---- PROVIDED MATERIAL

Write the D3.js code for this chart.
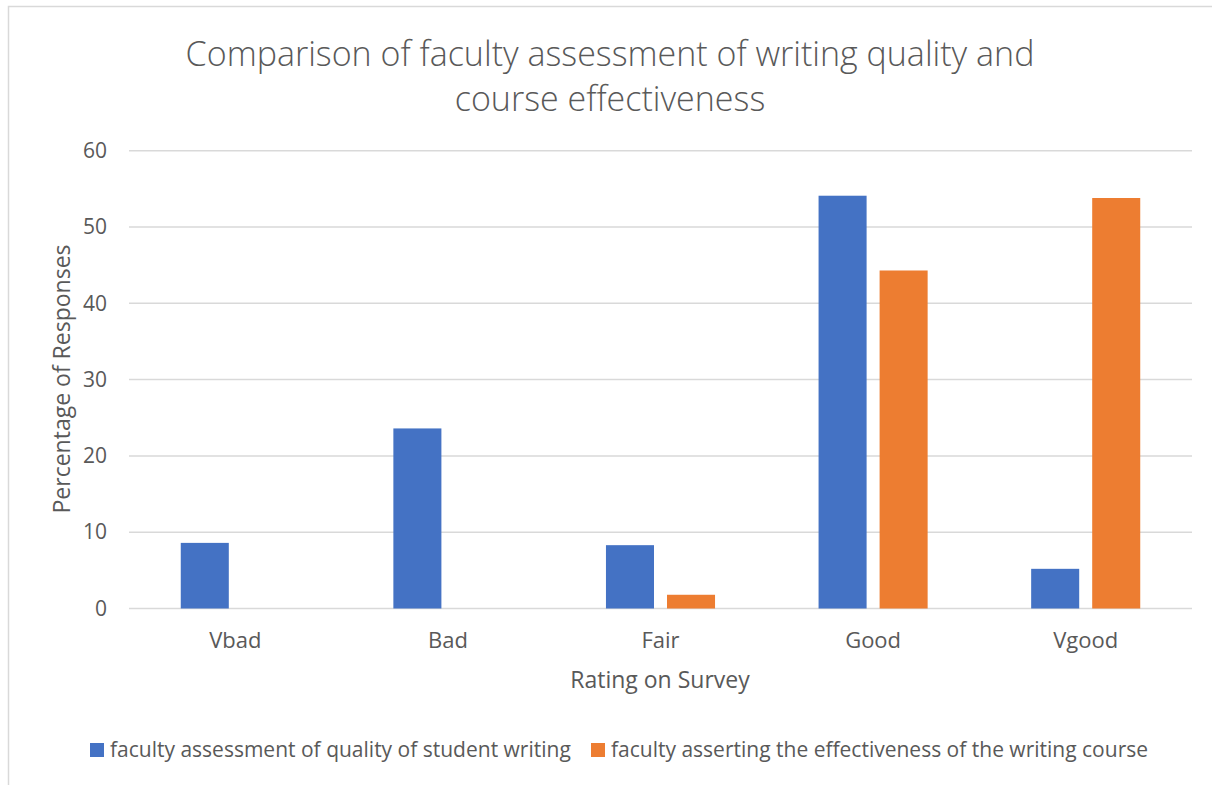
<!DOCTYPE html>
<html>
<head>
<meta charset="utf-8">
<script src="https://cdn.jsdelivr.net/npm/d3@7"></script>
<style>
  html, body { margin: 0; padding: 0; background: #fff; }
  svg { display: block; }
  text { font-family: "Open Sans", "Noto Sans", sans-serif; fill: #595959; }
</style>
</head>
<body>
<svg id="chart" width="1212" height="785"></svg>
<script>
const categories = ["Vbad", "Bad", "Fair", "Good", "Vgood"];
const seriesNames = [
  "faculty assessment of quality of student writing",
  "faculty asserting the effectiveness of the writing course"
];
const writingQuality = [8.6, 23.6, 8.3, 54.1, 5.2];
const courseEffectiveness = [0, 0, 1.8, 44.3, 53.8];
const yTicks = [0, 10, 20, 30, 40, 50, 60];
const titleLines = ["Comparison of faculty assessment of writing quality and", "course effectiveness"];
const colors = ["#4472C4", "#ED7D31"];

const seriesValues = [writingQuality, courseEffectiveness];
const data = categories.map((c, i) => ({
  category: c,
  values: seriesNames.map((s, j) => ({ series: s, idx: j, value: seriesValues[j][i] }))
}));

const svg = d3.select("#chart");

// chart border
svg.append("rect")
  .attr("x", 8.5).attr("y", 6.5)
  .attr("width", 1220).attr("height", 800)
  .attr("fill", "none").attr("stroke", "#d9d9d9").attr("stroke-width", 1.5);

const plot = { left: 129, right: 1192, top: 150.7, bottom: 608.5 };

const x0 = d3.scaleBand().domain(categories).range([plot.left, plot.right]).padding(0);
const x1 = d3.scaleBand().domain(d3.range(seriesNames.length))
  .range([0, x0.bandwidth()]).paddingInner(0.213).paddingOuter(0.848);
const y = d3.scaleLinear().domain([0, 60]).range([plot.bottom, plot.top]);

// gridlines
svg.append("g").selectAll("line").data(yTicks).join("line")
  .attr("x1", plot.left).attr("x2", plot.right)
  .attr("y1", d => y(d)).attr("y2", d => y(d))
  .attr("stroke", "#d9d9d9").attr("stroke-width", 1.5);

// y axis labels
const yAxis = d3.axisLeft(y).tickValues(yTicks).tickSize(0).tickPadding(0);
const gy = svg.append("g").attr("transform", `translate(107,0)`).call(yAxis);
gy.select(".domain").remove();
gy.selectAll("text").attr("font-size", 21).attr("fill", "#595959")
  .style("font-family", '"Open Sans", sans-serif');

// bars
const groups = svg.append("g").selectAll("g").data(data).join("g")
  .attr("transform", d => `translate(${x0(d.category)},0)`);
groups.selectAll("rect").data(d => d.values).join("rect")
  .attr("x", d => x1(d.idx))
  .attr("width", x1.bandwidth())
  .attr("y", d => y(d.value))
  .attr("height", d => y(0) - y(d.value))
  .attr("fill", d => colors[d.idx]);

// x axis labels
const xAxis = d3.axisBottom(x0).tickSize(0).tickPadding(0);
const gx = svg.append("g").attr("transform", `translate(0,${plot.bottom})`).call(xAxis);
gx.select(".domain").remove();
gx.selectAll("text").attr("font-size", 22).attr("fill", "#595959")
  .attr("dy", null).attr("y", 39.5)
  .style("font-family", '"Open Sans", sans-serif');

// titles
svg.append("text").attr("x", 610).attr("text-anchor", "middle")
  .attr("font-size", 34).attr("font-weight", 300)
  .selectAll("tspan").data(titleLines).join("tspan")
  .attr("x", 610).attr("y", (d, i) => 66 + i * 45).text(d => d);

svg.append("text").attr("x", 660).attr("y", 688).attr("text-anchor", "middle")
  .attr("font-size", 23).text("Rating on Survey");

svg.append("text").attr("transform", "translate(70,379) rotate(-90)")
  .attr("text-anchor", "middle").attr("font-size", 23).text("Percentage of Responses");

// legend
const legendX = [90, 591];
const lg = svg.append("g").selectAll("g").data(seriesNames).join("g")
  .attr("transform", (d, i) => `translate(${legendX[i]},743)`);
lg.append("rect").attr("width", 14).attr("height", 14).attr("fill", (d, i) => colors[i]);
lg.append("text").attr("x", 20).attr("y", 14).attr("font-size", 21).text(d => d);
</script>
</body>
</html>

--------

• [PROBLEM STATEMENT] Restate the whole listing above exactly, except for its images.

• [RESULT FOR THIS EXERCISE]
Write the D3.js code for this chart.
<!DOCTYPE html>
<html>
<head>
<meta charset="utf-8">
<script src="https://cdn.jsdelivr.net/npm/d3@7"></script>
<style>
  html, body { margin: 0; padding: 0; background: #fff; }
  svg { display: block; }
  text { font-family: "Open Sans", "Noto Sans", sans-serif; fill: #595959; }
</style>
</head>
<body>
<svg id="chart" width="1212" height="785"></svg>
<script>
const categories = ["Vbad", "Bad", "Fair", "Good", "Vgood"];
const seriesNames = [
  "faculty assessment of quality of student writing",
  "faculty asserting the effectiveness of the writing course"
];
const writingQuality = [8.6, 23.6, 8.3, 54.1, 5.2];
const courseEffectiveness = [0, 0, 1.8, 44.3, 53.8];
const yTicks = [0, 10, 20, 30, 40, 50, 60];
const titleLines = ["Comparison of faculty assessment of writing quality and", "course effectiveness"];
const colors = ["#4472C4", "#ED7D31"];

const seriesValues = [writingQuality, courseEffectiveness];
const data = categories.map((c, i) => ({
  category: c,
  values: seriesNames.map((s, j) => ({ series: s, idx: j, value: seriesValues[j][i] }))
}));

const svg = d3.select("#chart");

// chart border
svg.append("rect")
  .attr("x", 8.5).attr("y", 6.5)
  .attr("width", 1220).attr("height", 800)
  .attr("fill", "none").attr("stroke", "#d9d9d9").attr("stroke-width", 1.5);

const plot = { left: 129, right: 1192, top: 150.7, bottom: 608.5 };

const x0 = d3.scaleBand().domain(categories).range([plot.left, plot.right]).padding(0);
const x1 = d3.scaleBand().domain(d3.range(seriesNames.length))
  .range([0, x0.bandwidth()]).paddingInner(0.213).paddingOuter(0.848);
const y = d3.scaleLinear().domain([0, 60]).range([plot.bottom, plot.top]);

// gridlines
svg.append("g").selectAll("line").data(yTicks).join("line")
  .attr("x1", plot.left).attr("x2", plot.right)
  .attr("y1", d => y(d)).attr("y2", d => y(d))
  .attr("stroke", "#d9d9d9").attr("stroke-width", 1.5);

// y axis labels
const yAxis = d3.axisLeft(y).tickValues(yTicks).tickSize(0).tickPadding(0);
const gy = svg.append("g").attr("transform", `translate(107,0)`).call(yAxis);
gy.select(".domain").remove();
gy.selectAll("text").attr("font-size", 21).attr("fill", "#595959")
  .style("font-family", '"Open Sans", sans-serif');

// bars
const groups = svg.append("g").selectAll("g").data(data).join("g")
  .attr("transform", d => `translate(${x0(d.category)},0)`);
groups.selectAll("rect").data(d => d.values).join("rect")
  .attr("x", d => x1(d.idx))
  .attr("width", x1.bandwidth())
  .attr("y", d => y(d.value))
  .attr("height", d => y(0) - y(d.value))
  .attr("fill", d => colors[d.idx]);

// x axis labels
const xAxis = d3.axisBottom(x0).tickSize(0).tickPadding(0);
const gx = svg.append("g").attr("transform", `translate(0,${plot.bottom})`).call(xAxis);
gx.select(".domain").remove();
gx.selectAll("text").attr("font-size", 22).attr("fill", "#595959")
  .attr("dy", null).attr("y", 39.5)
  .style("font-family", '"Open Sans", sans-serif');

// titles
svg.append("text").attr("x", 610).attr("text-anchor", "middle")
  .attr("font-size", 34).attr("font-weight", 300)
  .selectAll("tspan").data(titleLines).join("tspan")
  .attr("x", 610).attr("y", (d, i) => 66 + i * 45).text(d => d);

svg.append("text").attr("x", 660).attr("y", 688).attr("text-anchor", "middle")
  .attr("font-size", 23).text("Rating on Survey");

svg.append("text").attr("transform", "translate(70,379) rotate(-90)")
  .attr("text-anchor", "middle").attr("font-size", 23).text("Percentage of Responses");

// legend
const legendX = [90, 591];
const lg = svg.append("g").selectAll("g").data(seriesNames).join("g")
  .attr("transform", (d, i) => `translate(${legendX[i]},743)`);
lg.append("rect").attr("width", 14).attr("height", 14).attr("fill", (d, i) => colors[i]);
lg.append("text").attr("x", 20).attr("y", 14).attr("font-size", 21).text(d => d);
</script>
</body>
</html>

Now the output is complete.